>> Start DATASET CONTENT

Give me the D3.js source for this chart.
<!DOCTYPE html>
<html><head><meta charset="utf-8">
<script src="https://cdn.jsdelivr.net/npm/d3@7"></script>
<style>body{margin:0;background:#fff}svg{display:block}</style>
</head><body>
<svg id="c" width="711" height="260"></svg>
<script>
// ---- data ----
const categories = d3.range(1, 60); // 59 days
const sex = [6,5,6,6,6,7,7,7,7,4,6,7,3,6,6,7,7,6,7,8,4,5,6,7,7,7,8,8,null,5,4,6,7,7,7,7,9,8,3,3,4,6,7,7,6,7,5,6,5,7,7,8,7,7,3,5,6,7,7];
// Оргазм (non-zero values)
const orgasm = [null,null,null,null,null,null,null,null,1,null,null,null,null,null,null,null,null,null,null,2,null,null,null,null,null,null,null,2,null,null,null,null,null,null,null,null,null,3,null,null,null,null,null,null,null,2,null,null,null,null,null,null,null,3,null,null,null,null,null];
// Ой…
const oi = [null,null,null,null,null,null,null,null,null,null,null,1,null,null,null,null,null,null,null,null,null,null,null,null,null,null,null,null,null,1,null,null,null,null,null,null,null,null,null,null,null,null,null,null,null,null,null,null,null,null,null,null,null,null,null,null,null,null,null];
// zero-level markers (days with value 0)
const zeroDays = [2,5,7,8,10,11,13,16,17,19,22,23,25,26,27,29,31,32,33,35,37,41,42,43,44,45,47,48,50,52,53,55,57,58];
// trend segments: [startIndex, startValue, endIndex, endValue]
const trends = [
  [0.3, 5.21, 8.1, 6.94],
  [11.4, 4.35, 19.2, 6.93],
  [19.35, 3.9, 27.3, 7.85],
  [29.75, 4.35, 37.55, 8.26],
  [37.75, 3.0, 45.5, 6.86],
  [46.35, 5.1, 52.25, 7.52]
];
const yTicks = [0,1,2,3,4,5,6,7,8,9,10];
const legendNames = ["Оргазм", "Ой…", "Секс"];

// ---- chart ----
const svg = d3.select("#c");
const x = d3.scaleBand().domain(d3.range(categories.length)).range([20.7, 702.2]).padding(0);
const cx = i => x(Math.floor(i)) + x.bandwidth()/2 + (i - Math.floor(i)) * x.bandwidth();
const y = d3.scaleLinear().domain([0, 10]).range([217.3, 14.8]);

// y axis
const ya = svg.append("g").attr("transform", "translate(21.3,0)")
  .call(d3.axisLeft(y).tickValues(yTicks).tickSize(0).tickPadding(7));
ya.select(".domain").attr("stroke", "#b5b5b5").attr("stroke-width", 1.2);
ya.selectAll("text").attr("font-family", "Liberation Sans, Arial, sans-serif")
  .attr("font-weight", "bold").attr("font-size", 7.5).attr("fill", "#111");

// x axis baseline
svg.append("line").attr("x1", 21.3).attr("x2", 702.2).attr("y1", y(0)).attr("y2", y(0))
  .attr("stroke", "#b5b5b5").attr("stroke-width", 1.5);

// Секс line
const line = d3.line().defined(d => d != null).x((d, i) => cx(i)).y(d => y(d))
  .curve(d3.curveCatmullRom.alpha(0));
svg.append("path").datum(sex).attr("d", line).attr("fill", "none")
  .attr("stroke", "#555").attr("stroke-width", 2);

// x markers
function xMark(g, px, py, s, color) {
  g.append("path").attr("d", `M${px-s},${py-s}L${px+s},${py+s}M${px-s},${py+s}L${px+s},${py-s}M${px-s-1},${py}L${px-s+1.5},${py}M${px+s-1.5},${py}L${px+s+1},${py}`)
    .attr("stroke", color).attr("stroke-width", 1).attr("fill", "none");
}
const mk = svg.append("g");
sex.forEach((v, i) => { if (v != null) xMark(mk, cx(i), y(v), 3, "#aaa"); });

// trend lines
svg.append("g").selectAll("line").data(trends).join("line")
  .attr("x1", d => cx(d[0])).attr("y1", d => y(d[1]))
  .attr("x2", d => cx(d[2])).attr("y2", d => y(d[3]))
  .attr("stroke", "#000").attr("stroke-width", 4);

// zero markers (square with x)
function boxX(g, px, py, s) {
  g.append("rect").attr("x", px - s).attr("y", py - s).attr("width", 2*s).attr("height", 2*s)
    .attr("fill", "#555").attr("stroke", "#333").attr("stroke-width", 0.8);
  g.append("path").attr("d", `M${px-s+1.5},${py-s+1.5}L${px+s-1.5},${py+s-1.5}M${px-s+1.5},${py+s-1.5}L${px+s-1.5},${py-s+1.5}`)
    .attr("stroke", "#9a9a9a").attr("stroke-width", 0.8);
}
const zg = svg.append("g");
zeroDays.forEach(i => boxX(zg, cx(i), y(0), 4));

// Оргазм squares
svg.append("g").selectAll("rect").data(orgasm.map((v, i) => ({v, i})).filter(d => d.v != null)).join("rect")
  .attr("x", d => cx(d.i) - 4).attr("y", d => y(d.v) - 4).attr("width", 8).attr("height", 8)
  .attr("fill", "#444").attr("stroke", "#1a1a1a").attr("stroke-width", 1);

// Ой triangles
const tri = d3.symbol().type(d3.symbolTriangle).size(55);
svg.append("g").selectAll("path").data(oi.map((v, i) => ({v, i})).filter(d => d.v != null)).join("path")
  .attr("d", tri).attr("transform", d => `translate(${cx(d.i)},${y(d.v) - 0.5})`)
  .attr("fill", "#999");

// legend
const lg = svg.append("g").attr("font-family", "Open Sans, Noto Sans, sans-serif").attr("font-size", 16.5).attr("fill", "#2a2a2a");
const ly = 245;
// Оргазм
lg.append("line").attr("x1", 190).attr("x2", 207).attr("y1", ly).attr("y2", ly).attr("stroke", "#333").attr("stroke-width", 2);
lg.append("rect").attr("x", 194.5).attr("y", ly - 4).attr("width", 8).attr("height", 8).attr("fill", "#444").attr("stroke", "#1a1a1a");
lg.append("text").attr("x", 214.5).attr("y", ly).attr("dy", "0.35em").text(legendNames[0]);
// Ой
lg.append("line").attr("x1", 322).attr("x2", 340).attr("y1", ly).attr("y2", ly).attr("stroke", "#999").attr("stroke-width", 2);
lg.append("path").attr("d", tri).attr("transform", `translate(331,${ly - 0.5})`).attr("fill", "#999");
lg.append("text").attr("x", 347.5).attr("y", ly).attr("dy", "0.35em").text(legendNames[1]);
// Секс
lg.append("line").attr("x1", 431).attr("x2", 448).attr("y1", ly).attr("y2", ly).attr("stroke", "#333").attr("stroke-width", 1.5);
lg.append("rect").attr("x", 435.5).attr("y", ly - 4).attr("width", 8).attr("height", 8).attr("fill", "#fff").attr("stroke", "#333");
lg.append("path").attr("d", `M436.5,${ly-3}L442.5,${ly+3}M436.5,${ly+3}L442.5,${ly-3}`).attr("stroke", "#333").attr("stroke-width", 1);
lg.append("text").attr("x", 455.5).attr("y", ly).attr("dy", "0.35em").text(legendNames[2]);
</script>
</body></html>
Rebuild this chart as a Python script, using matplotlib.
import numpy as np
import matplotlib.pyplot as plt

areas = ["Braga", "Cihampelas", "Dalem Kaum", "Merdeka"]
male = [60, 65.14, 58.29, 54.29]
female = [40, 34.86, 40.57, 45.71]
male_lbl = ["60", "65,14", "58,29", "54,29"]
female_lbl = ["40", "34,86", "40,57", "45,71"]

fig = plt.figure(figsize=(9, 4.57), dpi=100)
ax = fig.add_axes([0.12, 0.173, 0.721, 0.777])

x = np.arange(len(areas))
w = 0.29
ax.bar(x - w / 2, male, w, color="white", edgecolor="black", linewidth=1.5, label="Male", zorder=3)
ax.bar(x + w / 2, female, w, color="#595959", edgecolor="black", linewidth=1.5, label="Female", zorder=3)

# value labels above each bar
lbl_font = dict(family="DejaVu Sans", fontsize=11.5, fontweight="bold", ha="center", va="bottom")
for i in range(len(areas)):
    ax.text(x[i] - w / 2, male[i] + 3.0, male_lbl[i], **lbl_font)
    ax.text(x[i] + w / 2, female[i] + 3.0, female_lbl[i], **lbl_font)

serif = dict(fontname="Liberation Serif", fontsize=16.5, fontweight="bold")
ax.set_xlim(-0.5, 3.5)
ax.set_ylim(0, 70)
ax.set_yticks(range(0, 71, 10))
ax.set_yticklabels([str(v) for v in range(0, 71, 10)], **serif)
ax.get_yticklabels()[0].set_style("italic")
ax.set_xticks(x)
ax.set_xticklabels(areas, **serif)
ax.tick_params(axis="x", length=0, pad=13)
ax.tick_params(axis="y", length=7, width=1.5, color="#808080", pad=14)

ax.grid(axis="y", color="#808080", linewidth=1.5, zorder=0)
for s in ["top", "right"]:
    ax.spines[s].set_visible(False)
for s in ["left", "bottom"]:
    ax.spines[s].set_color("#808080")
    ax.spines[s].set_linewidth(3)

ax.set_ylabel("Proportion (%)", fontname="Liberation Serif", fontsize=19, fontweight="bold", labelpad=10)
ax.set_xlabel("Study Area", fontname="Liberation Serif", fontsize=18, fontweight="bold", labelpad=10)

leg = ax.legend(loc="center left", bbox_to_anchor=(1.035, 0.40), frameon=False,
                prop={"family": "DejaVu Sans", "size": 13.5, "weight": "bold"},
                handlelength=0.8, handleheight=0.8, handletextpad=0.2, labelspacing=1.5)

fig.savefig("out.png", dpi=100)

>> End DATASET CONTENT
>> Start DATASET CONTENT

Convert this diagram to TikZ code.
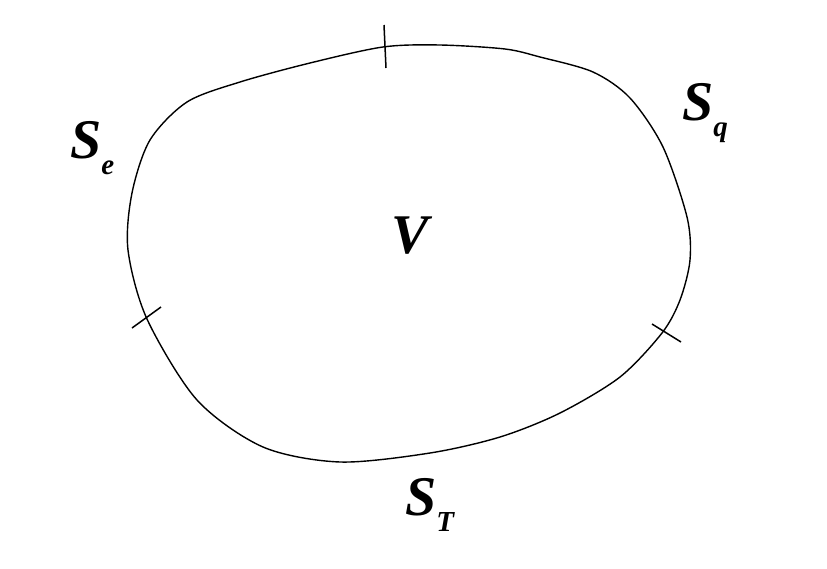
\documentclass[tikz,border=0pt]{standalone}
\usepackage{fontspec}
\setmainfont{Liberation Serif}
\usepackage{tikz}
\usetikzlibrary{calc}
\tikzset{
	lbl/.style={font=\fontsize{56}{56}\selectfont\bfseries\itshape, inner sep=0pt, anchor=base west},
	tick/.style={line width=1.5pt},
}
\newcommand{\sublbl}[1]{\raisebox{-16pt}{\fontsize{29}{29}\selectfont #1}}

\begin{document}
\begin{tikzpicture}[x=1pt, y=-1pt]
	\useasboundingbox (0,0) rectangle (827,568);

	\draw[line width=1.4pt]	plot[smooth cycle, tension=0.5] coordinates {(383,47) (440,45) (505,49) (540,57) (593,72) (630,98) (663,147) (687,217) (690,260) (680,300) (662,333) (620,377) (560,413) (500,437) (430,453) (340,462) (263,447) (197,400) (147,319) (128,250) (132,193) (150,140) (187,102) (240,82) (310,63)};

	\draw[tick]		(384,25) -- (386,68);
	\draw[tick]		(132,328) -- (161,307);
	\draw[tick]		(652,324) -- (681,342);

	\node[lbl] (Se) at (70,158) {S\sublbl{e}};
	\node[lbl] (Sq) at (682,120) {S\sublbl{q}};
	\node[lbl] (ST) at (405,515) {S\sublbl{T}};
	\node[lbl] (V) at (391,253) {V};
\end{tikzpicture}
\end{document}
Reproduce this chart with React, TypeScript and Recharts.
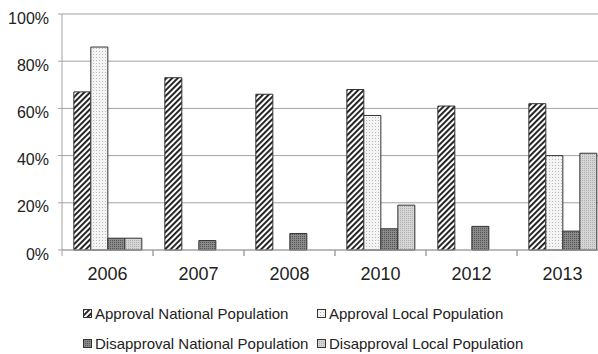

>> End DATASET CONTENT

WHAT YOU HAVE TO DO: Reproduce exactly the run of lines beginning with the one that contains "Convert this diagram to TikZ code." and ending with the one that contains "(0,0) rectangle (827,568);". Do not include pictures.

SOLUTION FOR THIS EXERCISE:
Convert this diagram to TikZ code.
\documentclass[tikz,border=0pt]{standalone}
\usepackage{fontspec}
\setmainfont{Liberation Serif}
\usepackage{tikz}
\usetikzlibrary{calc}
\tikzset{
	lbl/.style={font=\fontsize{56}{56}\selectfont\bfseries\itshape, inner sep=0pt, anchor=base west},
	tick/.style={line width=1.5pt},
}
\newcommand{\sublbl}[1]{\raisebox{-16pt}{\fontsize{29}{29}\selectfont #1}}

\begin{document}
\begin{tikzpicture}[x=1pt, y=-1pt]
	\useasboundingbox (0,0) rectangle (827,568);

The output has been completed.